共謀罪は異例の中で成立した。歯がゆい思いに何ともいたたまれないが、官邸密室での連日の論議はどうであったかを想像すると少しは落ち着いた。「ここで怯んだら、すべてが水の泡だ」「怯む素振りもみせてはならない」と強気を競い合い、法務委員会中間報告で済ませるという奇策に全員で快哉し、とにかくまっしぐらに加計疑惑から抜け出して、目先を変えて前に進もう。野党を蹴散らし、傲然と立っているシンゾウこそ望まれている。最終ゴールは憲法改正であることを忘れてはならない。という程度のことだろうか。
今週落ち着かない気持ちで、手にしたのは「舞台をまわす、舞台がまわる」(中央公論新社)。書名からして、何とも尊大にみえる。本は分厚く、定価も3,000円。副題「山崎正和オーラルヒストリー」で舞台裏も見てみたいだろう、と挑発しているように聞こえる。浅学の理解だが、オーラルヒストリーというのは、簡単にいえば聞き書きで、文字が書けないとか、表現手段が乏しい底辺で生きる庶民が辛うじて歴史に記録を残す手法かと思っていた。ところが御厨貴(みくりや・たかし)はこんな解釈をしている。オーラルヒストリーとは、インタビューの対象は公的な立場にある人(公人)でなければいけない、インタビューを行うのは専門家でなくてはいけない、インタビューされたものが情報として公開されなければいけない、と非常に狭く厳しく限定している。選ばれた人間のものだということらしい。天皇退位の有識者会議の座長代理をやるなど、権力の周辺をうろちょろして、ちょっと胡散臭い男である。その御厨を含め、刈部直・東大法学部教授などこれもエリート4人が、劇作家であり評論家でもある山崎正和への聞き書きを12回繰り返した。知の巨人とも呼ばれ、しかも佐藤内閣の内閣官房とつながり、その後もいくつもの自民政権で政治と文化人との橋渡し役を務める役割を果たしてきた。そんな舞台が赤裸々に語られる。御厨たちがかくありたいというオマージュが卑屈そうに感じられるが、世の中がこうして動いていくのかがよくわかる。
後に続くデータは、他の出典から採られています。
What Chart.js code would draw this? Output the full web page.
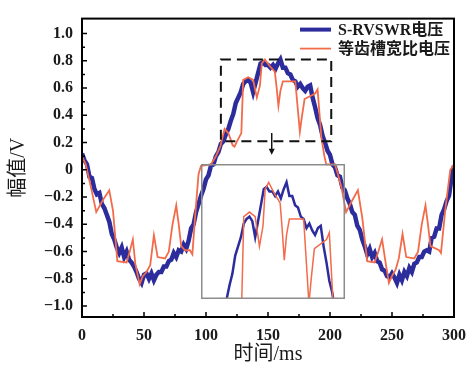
<!DOCTYPE html>
<html>
<head>
<meta charset="utf-8">
<script src="https://cdn.jsdelivr.net/npm/chart.js@4"></script>
<style>
  body { margin: 0; background: #fff; }
  #wrap { position: relative; width: 475px; height: 369px; }
  canvas { position: absolute; left: 0; top: 0; }
</style>
</head>
<body>
<div id="wrap">
  <canvas id="chart_main" width="475" height="369"></canvas>
  <canvas id="chart_inset"></canvas>
</div>
<script>
// S-RVSWR voltage, sampled every 2 ms
const blueTime = [
  0, 2, 4, 6, 8, 10, 12, 14, 16, 18, 20, 22, 24, 26, 28, 30, 32, 34, 36, 38,
  40, 42, 44, 46, 48, 50, 52, 54, 56, 58, 60, 62, 64, 66, 68, 70, 72, 74, 76, 78,
  80, 82, 84, 86, 88, 90, 92, 94, 96, 98, 100, 102, 104, 106, 108, 110, 112, 114, 116, 118,
  120, 122, 124, 126, 128, 130, 132, 134, 136, 138, 140, 142, 144, 146, 148, 150, 152, 154, 156, 158,
  160, 162, 164, 166, 168, 170, 172, 174, 176, 178, 180, 182, 184, 186, 188, 190, 192, 194, 196, 198,
  200, 202, 204, 206, 208, 210, 212, 214, 216, 218, 220, 222, 224, 226, 228, 230, 232, 234, 236, 238,
  240, 242, 244, 246, 248, 250, 252, 254, 256, 258, 260, 262, 264, 266, 268, 270, 272, 274, 276, 278,
  280, 282, 284, 286, 288, 290, 292, 294, 296, 298, 300
];
const blueVolt = [
  0.12, 0.07, 0.04, -0.05, -0.06, -0.14, -0.18, -0.17, -0.25, -0.28,
  -0.33, -0.38, -0.47, -0.51, -0.57, -0.61, -0.57, -0.64, -0.60, -0.66,
  -0.68, -0.71, -0.75, -0.80, -0.83, -0.77, -0.76, -0.80, -0.76, -0.81,
  -0.77, -0.75, -0.75, -0.71, -0.71, -0.67, -0.66, -0.61, -0.64, -0.59,
  -0.60, -0.55, -0.58, -0.52, -0.43, -0.40, -0.31, -0.25, -0.19, -0.14,
  -0.07, -0.04, 0.03, 0.04, 0.10, 0.13, 0.19, 0.21, 0.26, 0.30,
  0.36, 0.41, 0.49, 0.53, 0.57, 0.63, 0.65, 0.66, 0.64, 0.57,
  0.64, 0.71, 0.78, 0.79, 0.77, 0.77, 0.75, 0.77, 0.74, 0.78,
  0.81, 0.75, 0.75, 0.71, 0.70, 0.66, 0.65, 0.61, 0.63, 0.60,
  0.58, 0.61, 0.62, 0.53, 0.46, 0.38, 0.33, 0.25, 0.20, 0.14,
  0.11, 0.04, 0.02, -0.04, -0.05, -0.13, -0.15, -0.21, -0.25, -0.31,
  -0.33, -0.41, -0.44, -0.51, -0.56, -0.62, -0.58, -0.64, -0.61, -0.67,
  -0.68, -0.73, -0.74, -0.78, -0.79, -0.76, -0.79, -0.83, -0.77, -0.81,
  -0.75, -0.78, -0.72, -0.75, -0.69, -0.68, -0.64, -0.64, -0.60, -0.59,
  -0.60, -0.50, -0.49, -0.43, -0.43, -0.33, -0.29, -0.23, -0.19, -0.06,
  0.03
];

// equal tooth/slot width voltage, corner points
const orangeTime = [
  0, 3, 7.5, 11.5, 17, 22, 25, 28.5, 36, 38.5, 41, 43, 46.5, 49, 52, 55, 58, 61, 67, 70,
  73, 76, 78, 80, 83, 87, 89, 91.5, 94, 96, 104, 108, 111.5, 115, 118, 120, 121.5, 123, 124.5, 128.5,
  130, 134, 138, 141, 143.5, 145, 147.5, 151.5, 155.5, 157, 158.4, 160, 162, 172, 174, 175.7, 177.5, 179.5, 188, 190,
  193, 195.5, 197, 204, 206, 209, 213, 217, 222.5, 226, 230, 236, 239, 242, 245, 247.5, 250, 253, 255.5, 258.5,
  261.5, 268, 271, 274, 277, 279, 281, 288, 289.5, 293, 297, 300
];
const orangeVolt = [
  0.10, 0.04, -0.14, -0.31, -0.22, -0.15, -0.30, -0.67, -0.68, -0.60, -0.51, -0.69, -0.84, -0.78, -0.75, -0.70, -0.48, -0.64, -0.65, -0.60,
  -0.40, -0.26, -0.40, -0.56, -0.59, -0.59, -0.62, -0.31, -0.03, 0.03, 0.04, 0.10, 0.17, 0.30, 0.27, 0.22, 0.18, 0.17, 0.20, 0.27,
  0.66, 0.68, 0.66, 0.53, 0.62, 0.78, 0.81, 0.76, 0.72, 0.60, 0.47, 0.58, 0.65, 0.65, 0.45, 0.28, 0.40, 0.52, 0.56, 0.59,
  0.24, 0.10, 0.04, 0.04, -0.02, -0.12, -0.31, -0.24, -0.15, -0.35, -0.67, -0.68, -0.60, -0.51, -0.69, -0.83, -0.78, -0.73, -0.65, -0.47,
  -0.64, -0.65, -0.60, -0.40, -0.26, -0.40, -0.56, -0.59, -0.61, -0.29, 0.00, 0.04
];

const seriesNames = ['S-RVSWR电压', '等齿槽宽比电压'];
const xTicks = [0, 50, 100, 150, 200, 250, 300];
const yTicks = [-1.0, -0.8, -0.6, -0.4, -0.2, 0, 0.2, 0.4, 0.6, 0.8, 1.0];

// dashed window around the peak, and where the enlarged copy sits
const zoomWindow = { t0: 112, t1: 201, v0: 0.21, v1: 0.81 };
const insetFrame = { t0: 96, t1: 212, v0: 0.04, v1: -0.95 };
const insetRange = { t0: 100, t1: 201, v0: 0.3, v1: 0.89 };

const BLUE = '#2c2c9c';
const ORANGE = '#f26b4a';
const TEXT = '#1a1a1a';
const serif = '"Liberation Serif", "Noto Sans CJK SC", serif';

function points(ts, vs) {
  return ts.map((t, i) => ({ x: t, y: vs[i] }));
}

function voltLabel(v) {
  if (Math.abs(v) < 1e-9) return '0';
  return (v < 0 ? '\u2212' : '') + Math.abs(v).toFixed(1);
}

const notesPlugin = {
  id: 'notes',
  afterDatasetsDraw(chart) {
    const { ctx, chartArea: ca, scales: { x, y } } = chart;
    ctx.save();

    // dashed window
    ctx.strokeStyle = '#111';
    ctx.lineWidth = 2;
    ctx.setLineDash([10, 6]);
    const wx0 = x.getPixelForValue(zoomWindow.t0), wx1 = x.getPixelForValue(zoomWindow.t1);
    const wy0 = y.getPixelForValue(zoomWindow.v1), wy1 = y.getPixelForValue(zoomWindow.v0);
    ctx.strokeRect(wx0, wy0, wx1 - wx0, wy1 - wy0);
    ctx.setLineDash([]);

    // arrow down to the enlarged view
    const ax = x.getPixelForValue(153);
    const ay0 = y.getPixelForValue(0.27), ay1 = y.getPixelForValue(0.11);
    ctx.lineWidth = 1.5;
    ctx.beginPath();
    ctx.moveTo(ax, ay0);
    ctx.lineTo(ax, ay1 - 5);
    ctx.stroke();
    ctx.fillStyle = '#111';
    ctx.beginPath();
    ctx.moveTo(ax - 3, ay1 - 6);
    ctx.lineTo(ax + 3, ay1 - 6);
    ctx.lineTo(ax, ay1);
    ctx.closePath();
    ctx.fill();

    // frame
    ctx.strokeStyle = '#000';
    ctx.lineWidth = 2;
    ctx.strokeRect(ca.left, ca.top, ca.width, ca.height);

    // inward ticks, minor ones halfway between labels
    ctx.lineWidth = 1.5;
    ctx.beginPath();
    xTicks.forEach((t, i) => {
      const px = x.getPixelForValue(t);
      ctx.moveTo(px, ca.bottom);
      ctx.lineTo(px, ca.bottom - 5);
      if (i < xTicks.length - 1) {
        const mx = x.getPixelForValue((t + xTicks[i + 1]) / 2);
        ctx.moveTo(mx, ca.bottom);
        ctx.lineTo(mx, ca.bottom - 3);
      }
    });
    yTicks.forEach((v, i) => {
      const py = y.getPixelForValue(v);
      ctx.moveTo(ca.left, py);
      ctx.lineTo(ca.left + 5, py);
      if (i < yTicks.length - 1) {
        const my = y.getPixelForValue((v + yTicks[i + 1]) / 2);
        ctx.moveTo(ca.left, my);
        ctx.lineTo(ca.left + 3, my);
      }
    });
    ctx.stroke();

    // legend
    ctx.font = 'bold 16px ' + serif;
    ctx.textBaseline = 'middle';
    ctx.textAlign = 'left';
    chart.data.datasets.forEach((ds, i) => {
      const ly = ca.top + 11 + i * 19;
      ctx.strokeStyle = ds.borderColor;
      ctx.lineWidth = Math.min(ds.borderWidth, 4);
      ctx.beginPath();
      ctx.moveTo(ca.right - 154, ly);
      ctx.lineTo(ca.right - 123, ly);
      ctx.stroke();
      ctx.fillStyle = TEXT;
      ctx.fillText(ds.label, ca.right - 116, ly + 1);
    });
    ctx.restore();
  }
};

const mainChart = new Chart(document.getElementById('chart_main'), {
  type: 'line',
  data: {
    datasets: [
      {
        label: seriesNames[0],
        data: points(blueTime, blueVolt),
        borderColor: BLUE,
        borderWidth: 4.5,
        pointRadius: 0,
        tension: 0,
        order: 1
      },
      {
        label: seriesNames[1],
        data: points(orangeTime, orangeVolt),
        borderColor: ORANGE,
        borderWidth: 1.8,
        pointRadius: 0,
        tension: 0,
        order: 0
      }
    ]
  },
  options: {
    responsive: false,
    animation: false,
    layout: { padding: { top: 14, right: 18, left: 0, bottom: 0 } },
    plugins: { legend: { display: false }, tooltip: { enabled: false } },
    scales: {
      x: {
        type: 'linear',
        min: 0,
        max: 300,
        afterBuildTicks: (s) => { s.ticks = xTicks.map(v => ({ value: v })); },
        afterFit: (s) => { s.height = 52; },
        grid: { display: false, drawTicks: false },
        border: { display: false },
        ticks: { padding: 9, color: TEXT, maxRotation: 0, autoSkip: false, font: { family: serif, size: 16, weight: 'bold' } },
        title: { display: true, text: '时间/ms', color: TEXT, padding: { top: 0, bottom: 2 }, font: { family: serif, size: 20 } }
      },
      y: {
        min: -1.08,
        max: 1.11,
        afterBuildTicks: (s) => { s.ticks = yTicks.map(v => ({ value: v })); },
        afterFit: (s) => { s.width = 82; },
        grid: { display: false, drawTicks: false },
        border: { display: false },
        ticks: { padding: 9, color: TEXT, autoSkip: false, callback: voltLabel, font: { family: serif, size: 16, weight: 'bold' } },
        title: { display: true, text: '幅值/V', color: TEXT, padding: { top: 7, bottom: 0 }, font: { family: serif, size: 20 } }
      }
    }
  },
  plugins: [notesPlugin]
});

// enlarged view of the peak, laid over the main plot
const insetCanvas = document.getElementById('chart_inset');
const mx = mainChart.scales.x, my = mainChart.scales.y;
const fx0 = mx.getPixelForValue(insetFrame.t0), fx1 = mx.getPixelForValue(insetFrame.t1);
const fy0 = my.getPixelForValue(insetFrame.v0), fy1 = my.getPixelForValue(insetFrame.v1);
insetCanvas.width = Math.round(fx1 - fx0);
insetCanvas.height = Math.round(fy1 - fy0);
insetCanvas.style.left = Math.round(fx0) + 'px';
insetCanvas.style.top = Math.round(fy0) + 'px';

const insetBorder = {
  id: 'insetBorder',
  afterDatasetsDraw(chart) {
    const { ctx, width, height } = chart;
    ctx.save();
    ctx.strokeStyle = '#8c8c8c';
    ctx.lineWidth = 1.5;
    ctx.strokeRect(0.75, 0.75, width - 1.5, height - 1.5);
    ctx.restore();
  }
};

new Chart(insetCanvas, {
  type: 'line',
  data: {
    datasets: [
      { data: points(blueTime, blueVolt), borderColor: BLUE, borderWidth: 2.5, pointRadius: 0, tension: 0, order: 1 },
      { data: points(orangeTime, orangeVolt), borderColor: ORANGE, borderWidth: 1.5, pointRadius: 0, tension: 0, order: 0 }
    ]
  },
  options: {
    responsive: false,
    animation: false,
    layout: { padding: 0 },
    plugins: { legend: { display: false }, tooltip: { enabled: false } },
    scales: {
      x: { type: 'linear', display: false, min: insetRange.t0, max: insetRange.t1 },
      y: { display: false, min: insetRange.v0, max: insetRange.v1 }
    }
  },
  plugins: [insetBorder]
});
</script>
</body>
</html>
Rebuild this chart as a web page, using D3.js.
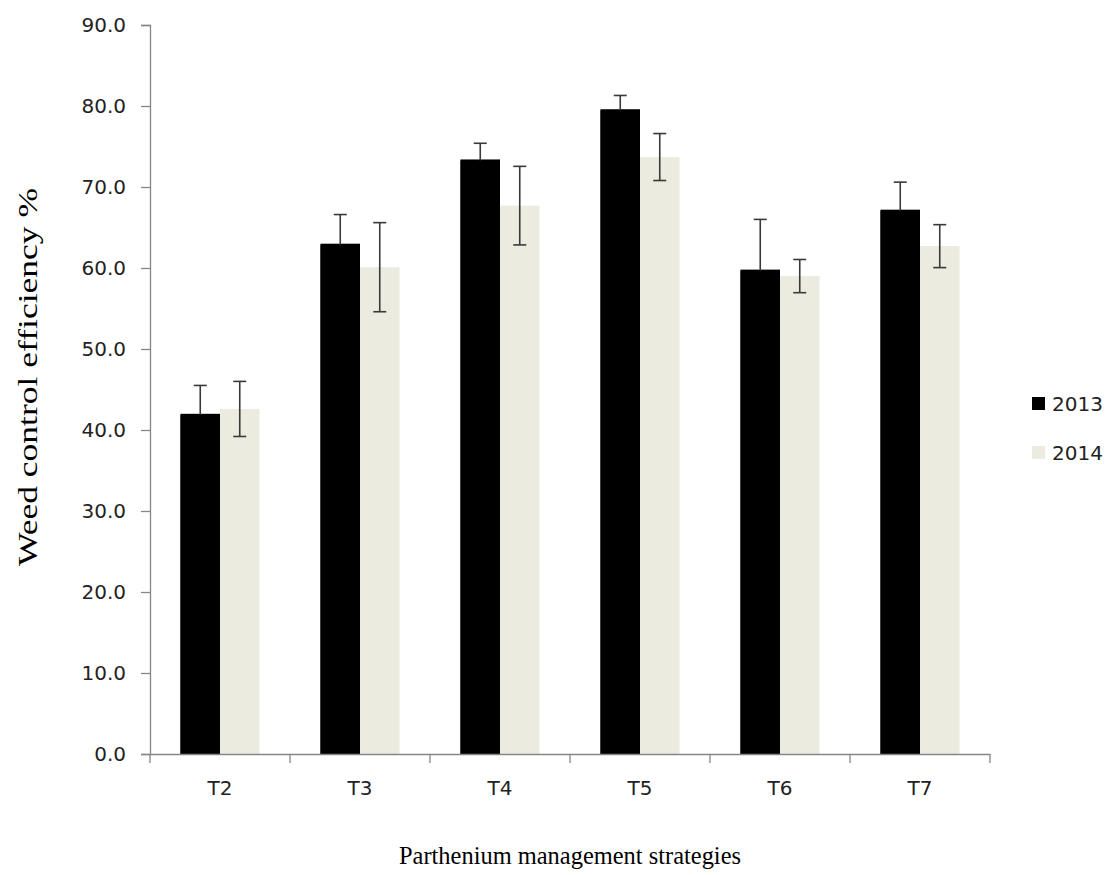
<!DOCTYPE html>
<html>
<head>
<meta charset="utf-8">
<script src="https://cdn.jsdelivr.net/npm/d3@7"></script>
<style>
  body { margin: 0; background: #fff; }
</style>
</head>
<body>
<script>
// data
var categories = ["T2", "T3", "T4", "T5", "T6", "T7"];
var years = ["2013", "2014"];
var values2013 = [42.0, 63.0, 73.4, 79.6, 59.8, 67.2];
var values2014 = [42.6, 60.1, 67.7, 73.7, 59.0, 62.7];
var err2013 = [3.5, 3.6, 2.0, 1.7, 6.2, 3.4];
var err2014 = [3.4, 5.5, 4.85, 2.9, 2.05, 2.65];
var yTicks = [0, 10, 20, 30, 40, 50, 60, 70, 80, 90];
var colors = {"2013": "#000000", "2014": "#ecebe0"};

var width = 1109, height = 875;
var plotLeft = 150, plotRight = 990, plotTop = 25, plotBottom = 754;

var svg = d3.select("body").append("svg")
    .attr("width", width)
    .attr("height", height);

var x0 = d3.scaleBand().domain(categories).range([plotLeft, plotRight])
    .paddingInner(0.4357).paddingOuter(0.4357 / 2);
var x1 = d3.scaleBand().domain(years).range([0, x0.bandwidth()]);
var y = d3.scaleLinear().domain([0, 90]).range([plotBottom, plotTop]);

var rows = categories.map(function(c, i) {
  return {cat: c, bars: [
    {year: "2013", v: values2013[i], e: err2013[i]},
    {year: "2014", v: values2014[i], e: err2014[i]}
  ]};
});

// bars
var g = svg.selectAll("g.cat").data(rows).enter().append("g")
    .attr("class", "cat")
    .attr("transform", function(d) { return "translate(" + x0(d.cat) + ",0)"; });

g.selectAll("rect.bar").data(function(d) { return d.bars; }).enter().append("rect")
    .attr("class", "bar")
    .attr("x", function(d) { return x1(d.year); })
    .attr("y", function(d) { return y(d.v); })
    .attr("width", x1.bandwidth())
    .attr("height", function(d) { return y(0) - y(d.v); })
    .attr("fill", function(d) { return colors[d.year]; });

// error bars
var eb = g.selectAll("g.err").data(function(d) { return d.bars; }).enter().append("g")
    .attr("class", "err")
    .attr("stroke", "#3a3a3a")
    .attr("stroke-width", 1.6);
eb.append("line")
    .attr("x1", function(d) { return x1(d.year) + x1.bandwidth() / 2; })
    .attr("x2", function(d) { return x1(d.year) + x1.bandwidth() / 2; })
    .attr("y1", function(d) { return y(d.v - d.e); })
    .attr("y2", function(d) { return y(d.v + d.e); });
eb.append("line")
    .attr("x1", function(d) { return x1(d.year) + x1.bandwidth() / 2 - 6.5; })
    .attr("x2", function(d) { return x1(d.year) + x1.bandwidth() / 2 + 6.5; })
    .attr("y1", function(d) { return y(d.v + d.e); })
    .attr("y2", function(d) { return y(d.v + d.e); });
eb.append("line")
    .attr("x1", function(d) { return x1(d.year) + x1.bandwidth() / 2 - 6.5; })
    .attr("x2", function(d) { return x1(d.year) + x1.bandwidth() / 2 + 6.5; })
    .attr("y1", function(d) { return y(d.v - d.e); })
    .attr("y2", function(d) { return y(d.v - d.e); });

// black bars hide their own lower whisker
g.selectAll("rect.cover").data(function(d) { return d.bars.filter(function(b) { return b.year == "2013"; }); })
    .enter().append("rect")
    .attr("class", "cover")
    .attr("x", function(d) { return x1(d.year); })
    .attr("y", function(d) { return y(d.v) + 1; })
    .attr("width", x1.bandwidth())
    .attr("height", function(d) { return y(0) - y(d.v) - 1; })
    .attr("fill", colors["2013"]);

// y axis
var yAxis = svg.append("g")
    .attr("transform", "translate(" + plotLeft + ",0)")
    .call(d3.axisLeft(y).tickValues(yTicks).tickFormat(d3.format(".1f")).tickSize(9).tickPadding(15));
yAxis.select(".domain").attr("stroke", "#868686").attr("stroke-width", 1.3);
yAxis.selectAll(".tick line").attr("stroke", "#868686").attr("stroke-width", 1.3);
yAxis.selectAll("text")
    .attr("font-family", "DejaVu Sans")
    .attr("font-size", "20px")
    .attr("fill", "#222");

// x axis
var xAxis = svg.append("g")
    .attr("transform", "translate(0," + plotBottom + ")")
    .call(d3.axisBottom(x0).tickSize(0).tickPadding(27));
xAxis.select(".domain").attr("stroke", "#868686").attr("stroke-width", 1.3);
xAxis.selectAll("text")
    .attr("font-family", "DejaVu Sans")
    .attr("font-size", "20px")
    .attr("fill", "#222");
// ticks between categories
var bounds = categories.map(function(c) { return x0(c) - x0.step() * x0.paddingInner() / 2; });
bounds.push(plotRight);
xAxis.selectAll("line.sep").data(bounds).enter().append("line")
    .attr("class", "sep")
    .attr("x1", function(d) { return d; })
    .attr("x2", function(d) { return d; })
    .attr("y1", 0).attr("y2", 9)
    .attr("stroke", "#868686").attr("stroke-width", 1.3);

// axis titles
svg.append("text")
    .attr("transform", "translate(37,377) rotate(-90)")
    .attr("text-anchor", "middle")
    .attr("font-family", "Liberation Serif")
    .attr("font-size", "28px")
    .attr("textLength", 378)
    .attr("lengthAdjust", "spacingAndGlyphs")
    .attr("fill", "#000")
    .text("Weed control efficiency %");

svg.append("text")
    .attr("x", 570)
    .attr("y", 864)
    .attr("text-anchor", "middle")
    .attr("font-family", "Liberation Serif")
    .attr("font-size", "26px")
    .attr("textLength", 342)
    .attr("lengthAdjust", "spacingAndGlyphs")
    .attr("fill", "#000")
    .text("Parthenium management strategies");

// legend
var legend = svg.selectAll("g.legend").data(years).enter().append("g")
    .attr("class", "legend")
    .attr("transform", function(d, i) { return "translate(1032," + (397 + i * 49) + ")"; });
legend.append("rect")
    .attr("width", 13).attr("height", 13)
    .attr("fill", function(d) { return colors[d]; });
legend.append("text")
    .attr("x", 20).attr("y", 14)
    .attr("font-family", "DejaVu Sans")
    .attr("font-size", "20px")
    .attr("fill", "#222")
    .text(function(d) { return d; });
</script>
</body>
</html>
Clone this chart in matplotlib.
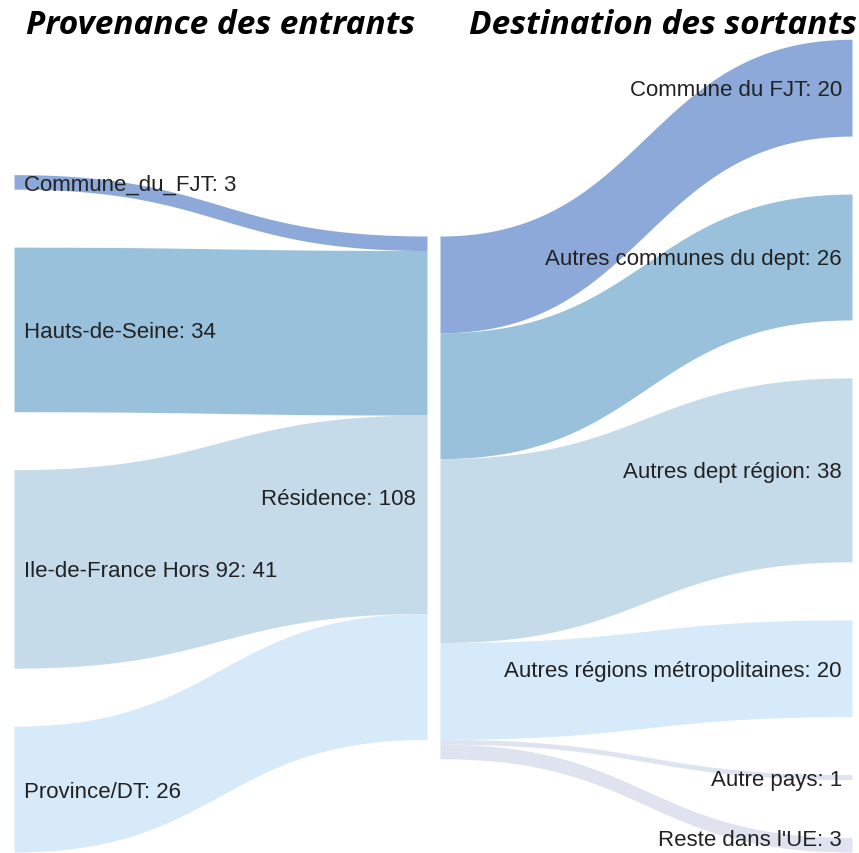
import numpy as np
import matplotlib.pyplot as plt

# données
sources = ["Commune_du_FJT", "Hauts-de-Seine", "Ile-de-France Hors 92", "Province/DT"]
entrants = [3, 34, 41, 26]
milieu = "Résidence"
milieu_total = 108
cibles = ["Commune du FJT", "Autres communes du dept", "Autres dept région",
          "Autres régions métropolitaines", "Autre pays", "Reste dans l'UE"]
sortants = [20, 26, 38, 20, 1, 3]

col_src = ["#8ca9d9", "#99c1dc", "#c6dbea", "#d6eafa"]
col_dst = ["#8ca9d9", "#99c1dc", "#c6dbea", "#d6eafa", "#dde3f0", "#dfe3ef"]

W, H = 859, 854
k = 4.84      # px par unité
gap = 58
x_src, x_mid_l, x_mid_r, x_dst = 14, 427, 440, 852
mid_top = 237
bottom = 853

fig = plt.figure(figsize=(W / 100, H / 100), dpi=100)
ax = fig.add_axes([0, 0, 1, 1])
ax.set_xlim(0, W)
ax.set_ylim(H, 0)
ax.axis("off")

t = np.linspace(0, 1, 200)
lab = dict(fontsize=16, family=["Liberation Sans", "DejaVu Sans"], color="#222222")


def ruban(xa, ya, xb, yb, h, color):
    xm = (xa + xb) / 2
    x = (1 - t) ** 3 * xa + 3 * (1 - t) ** 2 * t * xm + 3 * (1 - t) * t ** 2 * xm + t ** 3 * xb
    s = 3 * (1 - t) * t ** 2 + t ** 3
    y = ya + (yb - ya) * s
    ax.fill_between(x, y, y + h, color=color, lw=0)


# colonne gauche
tot_src = sum(entrants) * k + gap * (len(entrants) - 1)
y = bottom - tot_src
ym = mid_top
for nom, v, c in zip(sources, entrants, col_src):
    h = v * k
    ruban(x_src, y, x_mid_l, ym, h, c)
    ax.text(24, y + h / 2 + 2, f"{nom}: {v}", ha="left", va="center", **lab)
    y += h + gap
    ym += h

# colonne droite
tot_dst = sum(sortants) * k + gap * (len(sortants) - 1)
y = bottom - tot_dst
ym = mid_top
for nom, v, c in zip(cibles, sortants, col_dst):
    h = v * k
    ruban(x_mid_r, ym, x_dst, y, h, c)
    ax.text(842, min(y + h / 2 + 2, 841), f"{nom}: {v}", ha="right", va="center", **lab)
    y += h + gap
    ym += h

ax.text(416, mid_top + milieu_total * k / 2 + 1, f"{milieu}: {milieu_total}", ha="right",
        va="center", **lab)

ax.text(221, 26, "Provenance des entrants", ha="center", va="center", fontsize=24,
        family="Open Sans", weight="bold", style="italic", color="black")
ax.text(663, 26, "Destination des sortants", ha="center", va="center", fontsize=24,
        family="Open Sans", weight="bold", style="italic", color="black")

fig.savefig("out.png", dpi=100)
山崎正和は昭和9年生まれの84歳。父親が満州医科大学の教授となったことで奉天に移住し、10歳でソ連軍の進駐を目の当たりにする。母の実家のある京都に引揚げてきたのは昭和28年、父は結核で彼の地で亡くしている。鴨沂(おうき)高校で共産党細胞となり、京都大学文学部に進学し、直後に離脱している。大学ではほぼ独学で、哲学含め興味の赴くままに渉猟した。美学科で大学院に進み、フルブライトでアメリカ留学を終え、ひょんなきっかけから中央公論の粕谷一希が束ねるサロンのメンバーになる。大学紛争もからまり、中公のスタンスは代々木系、反代々木系左翼、良識派に分類すれば、良識派に属する。そんな中で佐藤首相の楠田秘書官から連絡が入り、首相を入れて懇談する中で、東大入試を中止するという案が飛び出した。ここが劇作家の発想で、攻防戦の安田講堂を首相が視察し、何とも痛恨の極みという表情で、東大入試はやめると発言するというシナリオ。一発で山が動いた。
とにかくサロンの形成と自由な社交が好きである。そこから舞台をまわしていく、まわっていく。そんなダイナミズムの面白さを知り尽くしているのであろう。サントリー文化財団がその典型で、基金は30億、事務の人数は最小限で権限は大きく、関西風の合理主義が徹底している。「社交する人間」でいう。それは人間のあらゆる欲望を楽天的に充足しつつ、しかしその充足の方法の中に仕掛けを設け、それによって満足を暴走から守ろうという試みである。こちら側も居酒屋であろうと、コンビニのイートインであろうと多彩な社交を繰り広げていこう。共謀法に抗うには、この社交感覚である。ゆっくりと捲土重来を期そうではないか。
権力の周辺で動きがうまいといえば、浅利慶太。演出家と劇作家という関係で丁々発止はあったが、山崎も一目置くのは小隊長の精神。絶対に真似ができないが、少数の絶対服従する家来みたいなものを従えさせる能力で、日生劇場、劇団四季などの経営を成功させた。共謀法はこんな小隊長との戦いでもある。